It's now time for significant change in U.S. health care

By David E. Drake
Des Moines Register, June 3, 2011

As a physician I am regularly faced with patients who have inadequate or no health insurance. A person may call my office to discover that their health "insurance" does not cover mental health or they have such a high deductible they can't afford to see me. In both cases my office may refer the person to a clinic with a sliding scale, to the same place where I might refer someone who had no insurance at all.

The provision of health care in the U.S. is neither a system nor is it "insurance" of health. What we have is an increasingly broken and costly disconnected patchwork of private insurance plans that are tied to employment or retirement benefits, the latter of which have also been in jeopardy.

Once one loses their job, within a short time health coverage goes with it. Then if the person fails to meet the poverty guidelines for Medicaid, they might qualify for some coverage by Iowa Cares. Iowa Cares can work well for folks living in Polk County or Iowa City, but the many counties distant from those facilities can find persons traveling a day for a routine medical appointment.

The need for a single-payer of health care is more pressing than ever.

Recently, I was overwhelmed to learn what my own health insurance was going to cost. Having switched from providing coverage to my own family and my one employee in a group to an individual plan -- as my one employee went on Medicare -- I was astounded to learn that the "insurance" carrier had denied me coverage and had listed me as having multiple pre-existing conditions -- 90 percent of which were not accurate.

When corrected in a letter by my primary care physician, the "insurance" company accepted me but at a rate of $700 per month for my own plan and another nearly $800 for my wife and two adult kids. The total premium has come to $1,473.15.

What we need in this state and in the U.S. in a true system of health care coverage - not one plagued by hundreds of separate health plans with different deductibles, co-pays, and co-insurances.

While traveling in the United Kingdom and France recently I stopped and talked to people about their health care. And while it's true that folks will complain about the waiting time to see a specialist not one person wanted to give up their system of health care in exchange for the craziness we find in the United States. In fact several U.K. residents were astounded and disbelieving when I described to them what I face everyday in my office as patients present to me in need of care. Residents of Scotland told me they don't even carry an insurance card.

Vermont is the first state to have the support of its legislature and governor to begin proceeding to develop our nation's first universal health care system of payment. As in Canada, physicians and other health care providers, will be able to remain in private practice and will be able to bill one source for their fees. Vermont is expected to have its single-payer system in effect, using Medicare-for-all as its model, by 2017. In the meantime Blue Cross and Blue Shield, Vermont's main provider of insurance, has not fought the change but sees itself as the possible intermediary between the government and health care providers.

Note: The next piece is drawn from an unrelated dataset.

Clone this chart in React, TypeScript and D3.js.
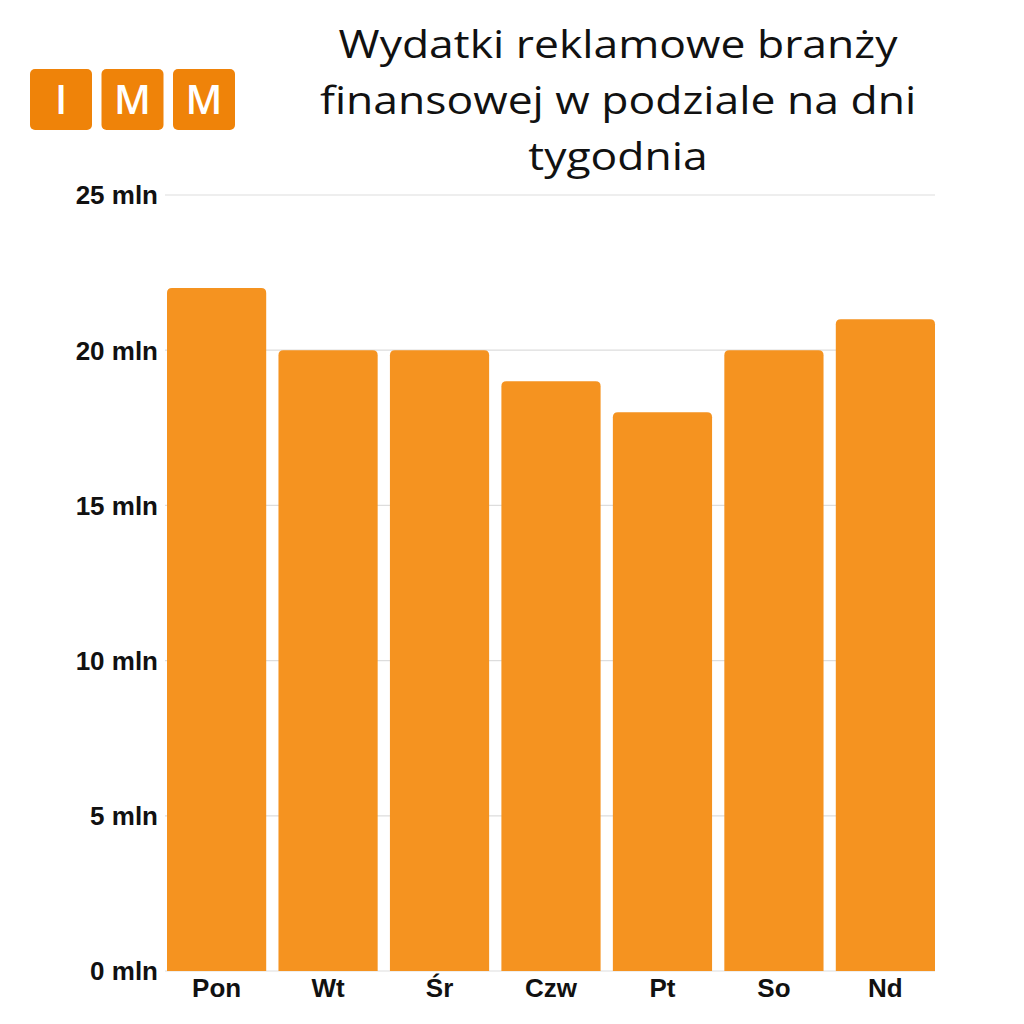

I currently hire a billing service to deal with the complicated challenges of billing and a half-time person in my office who mostly calls insurance companies to verify and clarify benefits. This is a great cost to any medical practice, and I would gladly have staff to only bill one source of payment for my services and to know that everyone who called my office was covered.

We all deserve competent and comprehensive health care - including mental health. Health care should not be tied to employment. I believe it is a right and not a privilege. I know the change will come. I just hope it comes sooner than later.

David E. Drake, D.O., is a physician specializing in family psychiatry. He is in private practice in Des Moines.